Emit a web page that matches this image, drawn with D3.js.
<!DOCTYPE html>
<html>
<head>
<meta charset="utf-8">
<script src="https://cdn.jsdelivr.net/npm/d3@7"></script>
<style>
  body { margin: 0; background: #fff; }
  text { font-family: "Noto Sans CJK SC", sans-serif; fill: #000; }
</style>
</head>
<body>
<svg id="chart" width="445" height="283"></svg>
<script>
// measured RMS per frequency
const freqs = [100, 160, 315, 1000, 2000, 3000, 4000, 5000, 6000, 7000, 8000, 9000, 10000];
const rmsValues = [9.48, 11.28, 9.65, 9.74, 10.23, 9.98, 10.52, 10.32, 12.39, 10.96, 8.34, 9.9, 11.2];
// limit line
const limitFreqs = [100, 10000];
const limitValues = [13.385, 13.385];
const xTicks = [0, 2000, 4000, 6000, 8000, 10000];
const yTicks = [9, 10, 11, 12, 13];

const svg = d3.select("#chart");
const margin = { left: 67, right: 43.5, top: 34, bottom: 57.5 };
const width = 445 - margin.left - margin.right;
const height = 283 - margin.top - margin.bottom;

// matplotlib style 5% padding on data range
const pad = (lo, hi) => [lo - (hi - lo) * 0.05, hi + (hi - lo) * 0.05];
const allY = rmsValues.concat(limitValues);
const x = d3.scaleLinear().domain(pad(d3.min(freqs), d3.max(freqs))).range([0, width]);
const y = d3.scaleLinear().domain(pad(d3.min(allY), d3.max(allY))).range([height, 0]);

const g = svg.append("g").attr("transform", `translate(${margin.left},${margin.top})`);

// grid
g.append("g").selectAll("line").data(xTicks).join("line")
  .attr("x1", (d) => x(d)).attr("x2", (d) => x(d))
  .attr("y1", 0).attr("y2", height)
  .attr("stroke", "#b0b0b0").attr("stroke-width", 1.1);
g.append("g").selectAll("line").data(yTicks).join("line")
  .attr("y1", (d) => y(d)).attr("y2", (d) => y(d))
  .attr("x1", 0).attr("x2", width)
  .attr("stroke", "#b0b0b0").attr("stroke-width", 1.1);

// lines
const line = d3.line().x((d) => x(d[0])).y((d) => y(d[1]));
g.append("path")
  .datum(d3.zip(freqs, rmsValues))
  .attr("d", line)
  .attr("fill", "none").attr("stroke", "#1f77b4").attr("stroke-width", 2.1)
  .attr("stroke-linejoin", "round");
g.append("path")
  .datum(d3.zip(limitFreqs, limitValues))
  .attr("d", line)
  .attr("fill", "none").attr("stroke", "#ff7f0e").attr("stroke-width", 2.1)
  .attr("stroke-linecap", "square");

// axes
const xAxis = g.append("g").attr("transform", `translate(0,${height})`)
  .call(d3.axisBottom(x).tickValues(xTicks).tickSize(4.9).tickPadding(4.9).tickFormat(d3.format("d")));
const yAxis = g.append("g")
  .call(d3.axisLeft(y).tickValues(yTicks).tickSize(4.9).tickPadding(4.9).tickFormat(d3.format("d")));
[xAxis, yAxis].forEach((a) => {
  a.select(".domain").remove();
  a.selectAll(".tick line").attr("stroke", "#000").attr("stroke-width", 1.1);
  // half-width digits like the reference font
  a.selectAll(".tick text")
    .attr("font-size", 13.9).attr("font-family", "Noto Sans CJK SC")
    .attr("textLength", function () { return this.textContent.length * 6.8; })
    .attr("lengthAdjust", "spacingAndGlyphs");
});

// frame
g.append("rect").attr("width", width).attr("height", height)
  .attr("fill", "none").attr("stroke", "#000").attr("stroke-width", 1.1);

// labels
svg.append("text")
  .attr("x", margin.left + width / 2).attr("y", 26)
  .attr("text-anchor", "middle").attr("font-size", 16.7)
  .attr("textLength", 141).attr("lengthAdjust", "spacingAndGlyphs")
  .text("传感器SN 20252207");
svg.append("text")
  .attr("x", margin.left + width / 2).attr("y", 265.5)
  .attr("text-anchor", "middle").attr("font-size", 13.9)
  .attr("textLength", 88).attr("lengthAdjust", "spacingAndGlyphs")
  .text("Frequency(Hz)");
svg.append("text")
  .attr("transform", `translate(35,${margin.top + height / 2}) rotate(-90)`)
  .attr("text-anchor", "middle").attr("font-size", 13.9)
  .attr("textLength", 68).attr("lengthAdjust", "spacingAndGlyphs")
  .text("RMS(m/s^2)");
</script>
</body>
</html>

# # # # # # #

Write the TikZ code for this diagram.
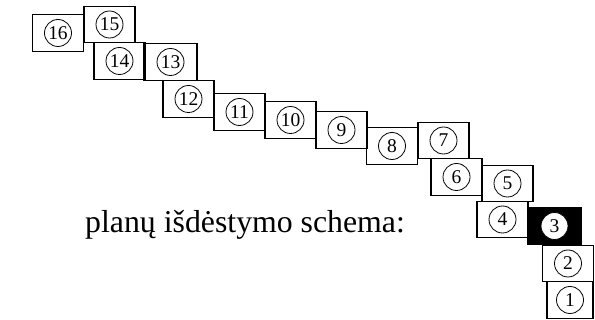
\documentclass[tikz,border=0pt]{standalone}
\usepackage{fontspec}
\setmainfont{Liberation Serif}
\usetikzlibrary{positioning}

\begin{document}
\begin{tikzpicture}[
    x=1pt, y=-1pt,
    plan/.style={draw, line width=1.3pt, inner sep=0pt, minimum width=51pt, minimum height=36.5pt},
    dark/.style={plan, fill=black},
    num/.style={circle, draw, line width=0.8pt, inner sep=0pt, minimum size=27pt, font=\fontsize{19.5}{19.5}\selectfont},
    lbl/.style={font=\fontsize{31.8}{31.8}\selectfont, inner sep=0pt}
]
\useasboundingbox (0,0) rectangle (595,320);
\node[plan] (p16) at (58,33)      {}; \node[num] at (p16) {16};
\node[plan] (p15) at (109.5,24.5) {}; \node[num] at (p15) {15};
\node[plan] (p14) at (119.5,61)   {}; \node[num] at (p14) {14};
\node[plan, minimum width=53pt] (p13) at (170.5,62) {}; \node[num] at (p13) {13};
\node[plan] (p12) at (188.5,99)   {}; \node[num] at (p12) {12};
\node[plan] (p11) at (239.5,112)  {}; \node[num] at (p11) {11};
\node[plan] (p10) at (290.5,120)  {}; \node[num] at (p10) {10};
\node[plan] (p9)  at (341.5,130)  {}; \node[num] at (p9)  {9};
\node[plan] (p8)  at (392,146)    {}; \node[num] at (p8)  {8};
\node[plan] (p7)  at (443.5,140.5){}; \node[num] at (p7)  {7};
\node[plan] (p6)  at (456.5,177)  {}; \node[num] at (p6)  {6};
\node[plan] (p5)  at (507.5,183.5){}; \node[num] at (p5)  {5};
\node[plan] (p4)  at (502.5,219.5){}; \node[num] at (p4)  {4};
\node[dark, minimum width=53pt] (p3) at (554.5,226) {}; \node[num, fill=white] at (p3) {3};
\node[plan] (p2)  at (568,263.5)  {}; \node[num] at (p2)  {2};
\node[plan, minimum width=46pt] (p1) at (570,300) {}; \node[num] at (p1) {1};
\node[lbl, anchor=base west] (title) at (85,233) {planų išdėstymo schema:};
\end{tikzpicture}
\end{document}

# # # # # # #

Extract exactly and only the span of lines that begins at the line containing "Emit a web page" and ends at the line containing "const yTicks = [9, 10, 11, 12, 13];".

» **Complete response**
Emit a web page that matches this image, drawn with D3.js.
<!DOCTYPE html>
<html>
<head>
<meta charset="utf-8">
<script src="https://cdn.jsdelivr.net/npm/d3@7"></script>
<style>
  body { margin: 0; background: #fff; }
  text { font-family: "Noto Sans CJK SC", sans-serif; fill: #000; }
</style>
</head>
<body>
<svg id="chart" width="445" height="283"></svg>
<script>
// measured RMS per frequency
const freqs = [100, 160, 315, 1000, 2000, 3000, 4000, 5000, 6000, 7000, 8000, 9000, 10000];
const rmsValues = [9.48, 11.28, 9.65, 9.74, 10.23, 9.98, 10.52, 10.32, 12.39, 10.96, 8.34, 9.9, 11.2];
// limit line
const limitFreqs = [100, 10000];
const limitValues = [13.385, 13.385];
const xTicks = [0, 2000, 4000, 6000, 8000, 10000];
const yTicks = [9, 10, 11, 12, 13];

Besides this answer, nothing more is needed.